Even if we conceded for the sake of argument that government should have a role in forcing social media to allow all expression, does anyone really believe that a left-wing administration would use the state’s newfound influence to do so? Everyone saw how easily bureaucrats at the Internal Revenue Service, whose mission now includes okaying campaign speech, could abuse its power.
From “fairness doctrines” that dictate appropriate opinions to campaign finance laws that allow the banning of documentaries and books to laws against “dark money” that strip away anonymity; from health-care regulation to proposed banking regulation, there is no regulation that isn’t used by contemporary Democrats to further progressive cultural policy. So there’s zero reason to believe that Warren’s regulatory regime wouldn’t somehow be used to compel progressive conceptions of good behavior.

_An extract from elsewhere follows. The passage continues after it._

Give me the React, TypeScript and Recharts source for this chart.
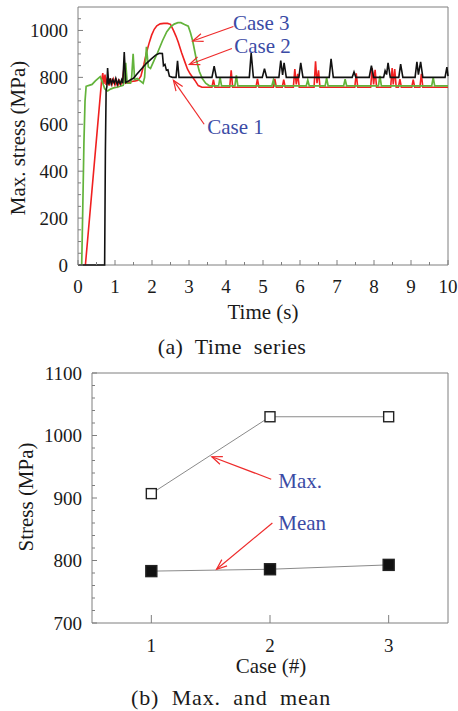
import React from 'react';
import { LineChart, Line, XAxis, YAxis, ReferenceArea, ReferenceLine, ReferenceDot } from 'recharts';

const FONT = "'Liberation Serif', 'Times New Roman', serif";
const BLUE = '#3b4ba5';
const ARROW = '#ee2b2b';
const FRAME = '#7f7f7f';

// ---------- (a) time series ----------
const timeTicks = [0, 0.5, 1, 1.5, 2, 2.5, 3, 3.5, 4, 4.5, 5, 5.5, 6, 6.5, 7, 7.5, 8, 8.5, 9, 9.5, 10];
const timeLabels = [0, 1, 2, 3, 4, 5, 6, 7, 8, 9, 10];
const stressTicks = [0, 50, 100, 150, 200, 250, 300, 350, 400, 450, 500, 550, 600, 650, 700, 750, 800, 850, 900, 950, 1000, 1050];
const stressLabels = [0, 200, 400, 600, 800, 1000];

const case1: [number, number][] = [
  [0, 0], [0.72, 0], [0.74, 480], [0.76, 745], [0.78, 760], [0.8, 840], [0.83, 770], [0.87, 795], [0.9, 772],
  [0.94, 790], [0.98, 775], [1.02, 795], [1.06, 770], [1.1, 788], [1.14, 772], [1.18, 790], [1.21, 775],
  [1.25, 908], [1.29, 778], [1.34, 782], [1.42, 790], [1.5, 796], [1.6, 815], [1.72, 837], [1.85, 860],
  [1.99, 880], [2.1, 895], [2.2, 903], [2.28, 902], [2.31, 850], [2.35, 855], [2.39, 830], [2.43, 832],
  [2.47, 805], [2.55, 800], [2.65, 800], [2.69, 870], [2.73, 800], [3.62, 800], [3.68, 848], [3.74, 800],
  [4.63, 800], [4.68, 905], [4.74, 800], [4.98, 800], [5.04, 837], [5.1, 800], [5.43, 800], [5.48, 872],
  [5.53, 810], [5.57, 862], [5.63, 800], [5.97, 800], [6.02, 862], [6.08, 800], [6.79, 800], [6.84, 879],
  [6.9, 800], [7.41, 800], [7.46, 823], [7.51, 800], [7.87, 800], [7.93, 850], [7.99, 800], [8.26, 800],
  [8.3, 828], [8.34, 812], [8.38, 862], [8.44, 800], [8.67, 800], [8.72, 856], [8.78, 800], [9.11, 800],
  [9.16, 866], [9.2, 812], [9.26, 866], [9.32, 800], [9.92, 800], [9.97, 844], [10, 805],
];

const case2: [number, number][] = [
  [0.2, 0], [0.64, 790], [0.67, 818], [0.7, 772], [0.73, 812], [0.76, 768], [0.8, 800], [0.84, 765],
  [0.88, 795], [0.92, 770], [0.96, 792], [1.0, 768], [1.04, 788], [1.08, 765], [1.12, 785], [1.16, 770],
  [1.2, 780], [1.25, 852], [1.29, 775], [1.36, 778], [1.45, 782], [1.55, 785], [1.62, 788], [1.7, 805],
  [1.78, 855], [1.85, 905], [1.92, 945], [1.99, 980], [2.06, 1005], [2.13, 1020], [2.22, 1028], [2.32, 1030],
  [2.42, 1030], [2.5, 1026], [2.58, 1000], [2.65, 975], [2.71, 950], [2.8, 905], [2.89, 865], [2.96, 835],
  [3.03, 815], [3.1, 800], [3.16, 787], [3.25, 765], [3.35, 758], [3.62, 758], [3.66, 790], [3.7, 758],
  [4.1, 758], [4.14, 830], [4.18, 758], [4.81, 758], [4.85, 794], [4.89, 758], [5.28, 758], [5.32, 794],
  [5.36, 758], [5.52, 758], [5.56, 790], [5.6, 758], [5.82, 758], [5.86, 835], [5.9, 770], [5.94, 815],
  [5.98, 758], [6.38, 758], [6.42, 868], [6.46, 775], [6.5, 830], [6.54, 758], [7.48, 758], [7.52, 817],
  [7.56, 758], [7.91, 758], [7.95, 840], [7.99, 770], [8.03, 832], [8.07, 758], [8.45, 758], [8.49, 840],
  [8.52, 770], [8.56, 835], [8.6, 758], [8.66, 758], [8.7, 792], [8.74, 758], [9.02, 758], [9.06, 790],
  [9.1, 758], [9.24, 758], [9.28, 815], [9.32, 758], [10, 758],
];

const case3: [number, number][] = [
  [0.1, 0], [0.13, 250], [0.16, 520], [0.19, 700], [0.22, 762], [0.3, 766], [0.38, 770], [0.47, 785],
  [0.6, 803], [0.66, 780], [0.72, 752], [0.8, 742], [0.88, 750], [0.96, 755], [1.05, 758], [1.14, 762],
  [1.22, 766], [1.25, 780], [1.29, 862], [1.33, 775], [1.42, 775], [1.45, 800], [1.49, 900], [1.53, 790],
  [1.6, 795], [1.68, 785], [1.76, 775], [1.8, 800], [1.85, 930], [1.9, 845], [1.96, 838], [2.05, 870],
  [2.15, 905], [2.28, 955], [2.4, 995], [2.5, 1015], [2.6, 1027], [2.7, 1033], [2.78, 1033], [2.88, 1025],
  [2.98, 1018], [3.04, 990], [3.1, 955], [3.2, 875], [3.28, 825], [3.36, 795], [3.45, 775], [3.55, 764],
  [3.8, 764], [3.84, 800], [3.88, 764], [4.24, 764], [4.28, 808], [4.32, 764], [5.24, 764], [5.28, 788],
  [5.32, 764], [6.17, 764], [6.21, 788], [6.25, 764], [6.68, 764], [6.72, 798], [6.76, 764], [7.18, 764],
  [7.22, 792], [7.26, 764], [8.12, 764], [8.16, 806], [8.2, 764], [9.56, 764], [9.6, 800], [9.64, 764],
  [10, 764],
];

// ---------- (b) max and mean ----------
const cases = [1, 2, 3];
const maxStress = [907, 1030, 1030];
const meanStress = [783, 786, 793];
const caseTicks = [1, 2, 3];
const stressTicksB = [700, 720, 740, 760, 780, 800, 820, 840, 860, 880, 900, 920, 940, 960, 980, 1000, 1020, 1040, 1060, 1080, 1100];
const stressLabelsB = [700, 800, 900, 1000, 1100];

const toPts = (arr: [number, number][]) => arr.map(([t, v]) => ({ t, v }));
const pts1 = toPts(case1);
const pts2 = toPts(case2);
const pts3 = toPts(case3);
const dataB = cases.map((c, i) => ({ c, max: maxStress[i], mean: meanStress[i] }));

const makeXTick = (labels: number[], major: number, minor: number, gap: number) => (props: any) => {
  const { x, y, payload } = props;
  const isMajor = labels.includes(payload.value);
  return (
    <g>
      <line x1={x} y1={y} x2={x} y2={y - (isMajor ? major : minor)} stroke={FRAME} strokeWidth={1} />
      {isMajor && (
        <text x={x} y={y + gap} textAnchor="middle" dominantBaseline="central" style={{ fontFamily: FONT, fontSize: 19 }} fill="#1a1a1a">
          {payload.value}
        </text>
      )}
    </g>
  );
};

const makeYTick = (labels: number[], major: number, minor: number, gap: number) => (props: any) => {
  const { x, y, payload } = props;
  const isMajor = labels.includes(payload.value);
  return (
    <g>
      <line x1={x} y1={y} x2={x + (isMajor ? major : minor)} y2={y} stroke={FRAME} strokeWidth={1} />
      {isMajor && (
        <text x={x - gap} y={y} textAnchor="end" dominantBaseline="central" style={{ fontFamily: FONT, fontSize: 19 }} fill="#1a1a1a">
          {payload.value}
        </text>
      )}
    </g>
  );
};

const Arrow = (props: any) => {
  const { x1, y1, x2, y2 } = props;
  const ang = Math.atan2(y1 - y2, x1 - x2);
  const L = 11;
  const a = 0.38;
  return (
    <g>
      <line x1={x1} y1={y1} x2={x2} y2={y2} stroke={ARROW} strokeWidth={1.2} />
      <polyline
        points={`${x2 + L * Math.cos(ang + a)},${y2 + L * Math.sin(ang + a)} ${x2},${y2} ${x2 + L * Math.cos(ang - a)},${y2 + L * Math.sin(ang - a)}`}
        fill="none"
        stroke={ARROW}
        strokeWidth={1.2}
      />
    </g>
  );
};

const noteShape = (label: string) => (p: any) => (
  <text x={p.cx} y={p.cy} textAnchor="start" dominantBaseline="central" style={{ fontFamily: FONT, fontSize: 21 }} fill={BLUE}>
    {label}
  </text>
);

const SquareDot = (filled: boolean) => (p: any) => {
  const s = filled ? 11 : 10;
  return (
    <rect
      key={`sq-${filled ? 'f' : 'o'}-${p.index}`}
      x={p.cx - s / 2}
      y={p.cy - s / 2}
      width={s}
      height={s}
      fill={filled ? '#111' : '#fff'}
      stroke="#222"
      strokeWidth={1.4}
    />
  );
};

const textStyle = (cx: number, cy: number, w: number, size: number, rotate = false, spacing = 0): React.CSSProperties => ({
  position: 'absolute',
  left: cx - w / 2,
  top: cy - 15,
  width: w,
  height: 30,
  lineHeight: '30px',
  textAlign: 'center',
  fontFamily: FONT,
  fontSize: size,
  letterSpacing: spacing,
  color: '#1a1a1a',
  whiteSpace: 'pre',
  transform: rotate ? 'rotate(-90deg)' : undefined,
});

export default function App() {
  return (
    <div style={{ position: 'absolute', left: 0, top: 0, width: 458, height: 711, background: '#fff' }}>
      <div style={{ position: 'absolute', left: 0, top: 0 }}>
        <LineChart width={458} height={335} margin={{ top: 7, right: 10, left: 0, bottom: 0 }}>
          <XAxis
            dataKey="t"
            type="number"
            domain={[0, 10]}
            ticks={timeTicks}
            interval={0}
            axisLine={false}
            tickLine={false}
            tickSize={0}
            tickMargin={0}
            height={70}
            tick={makeXTick(timeLabels, 5, 3, 21.5)}
            allowDuplicatedCategory={false}
          />
          <YAxis
            type="number"
            domain={[0, 1100]}
            ticks={stressTicks}
            interval={0}
            axisLine={false}
            tickLine={false}
            tickSize={0}
            tickMargin={0}
            width={78}
            tick={makeYTick(stressLabels, 5, 3, 10)}
          />
          <ReferenceArea x1={0} x2={10} y1={0} y2={1100} fill="none" stroke={FRAME} strokeWidth={1} ifOverflow="visible" />
          <Line data={pts2} dataKey="v" stroke="#f02020" strokeWidth={1.6} dot={false} isAnimationActive={false} type="linear" />
          <Line data={pts3} dataKey="v" stroke="#63b33b" strokeWidth={1.7} dot={false} isAnimationActive={false} type="linear" />
          <Line data={pts1} dataKey="v" stroke="#111111" strokeWidth={1.6} dot={false} isAnimationActive={false} type="linear" />
          <ReferenceLine segment={[{ x: 4.2, y: 1017 }, { x: 3.1, y: 955 }]} shape={Arrow} ifOverflow="visible" />
          <ReferenceLine segment={[{ x: 4.16, y: 923 }, { x: 3.01, y: 855 }]} shape={Arrow} ifOverflow="visible" />
          <ReferenceLine segment={[{ x: 3.41, y: 600 }, { x: 2.58, y: 787 }]} shape={Arrow} ifOverflow="visible" />
          <ReferenceDot x={4.19} y={1030} r={1} shape={noteShape('Case 3')} ifOverflow="visible" />
          <ReferenceDot x={4.22} y={932} r={1} shape={noteShape('Case 2')} ifOverflow="visible" />
          <ReferenceDot x={3.49} y={587} r={1} shape={noteShape('Case 1')} ifOverflow="visible" />
        </LineChart>
      </div>
      <div style={textStyle(17.5, 138, 260, 21, true)}>Max. stress (MPa)</div>
      <div style={textStyle(263, 312, 160, 21)}>Time (s)</div>
      <div style={textStyle(232, 347, 320, 22, false, 0.4)}>(a)  Time  series</div>

      <div style={{ position: 'absolute', left: 0, top: 350 }}>
        <LineChart width={458} height={330} data={dataB} margin={{ top: 23, right: 10, left: 0, bottom: 0 }}>
          <XAxis
            dataKey="c"
            type="number"
            domain={[0.5, 3.5]}
            ticks={caseTicks}
            interval={0}
            axisLine={false}
            tickLine={false}
            tickSize={0}
            tickMargin={0}
            height={57}
            tick={makeXTick(caseTicks, 8, 8, 22)}
          />
          <YAxis
            type="number"
            domain={[700, 1100]}
            ticks={stressTicksB}
            interval={0}
            axisLine={false}
            tickLine={false}
            tickSize={0}
            tickMargin={0}
            width={92}
            tick={makeYTick(stressLabelsB, 5, 3, 10)}
          />
          <ReferenceArea x1={0.5} x2={3.5} y1={700} y2={1100} fill="none" stroke={FRAME} strokeWidth={1} ifOverflow="visible" />
          <Line dataKey="max" stroke="#8a8a8a" strokeWidth={1} dot={SquareDot(false)} isAnimationActive={false} type="linear" />
          <Line dataKey="mean" stroke="#8a8a8a" strokeWidth={1} dot={SquareDot(true)} isAnimationActive={false} type="linear" />
          <ReferenceLine segment={[{ x: 2.01, y: 930 }, { x: 1.51, y: 966 }]} shape={Arrow} ifOverflow="visible" />
          <ReferenceLine segment={[{ x: 2.02, y: 860 }, { x: 1.55, y: 786 }]} shape={Arrow} ifOverflow="visible" />
          <ReferenceDot x={2.07} y={927} r={1} shape={noteShape('Max.')} ifOverflow="visible" />
          <ReferenceDot x={2.07} y={860} r={1} shape={noteShape('Mean')} ifOverflow="visible" />
        </LineChart>
      </div>
      <div style={textStyle(25.5, 497, 200, 21, true)}>Stress (MPa)</div>
      <div style={textStyle(271, 666, 160, 21)}>Case (#)</div>
      <div style={textStyle(231, 698, 340, 22, false, 0.8)}>(b)  Max.  and  mean</div>
    </div>
  );
}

In the end, Facebook contends that they removed Warren’s ads because they violated company rules against use of its corporate logo. “In the interest of allowing robust debate, we are restoring the ads,” the company explained. That makes the tech giant a far more robust space for free expression than your average news channel. And as sure as state intervention into TV news “fairness” would backfire—not to mention undermine free expression—so too will opening the door to Big Tech intervention.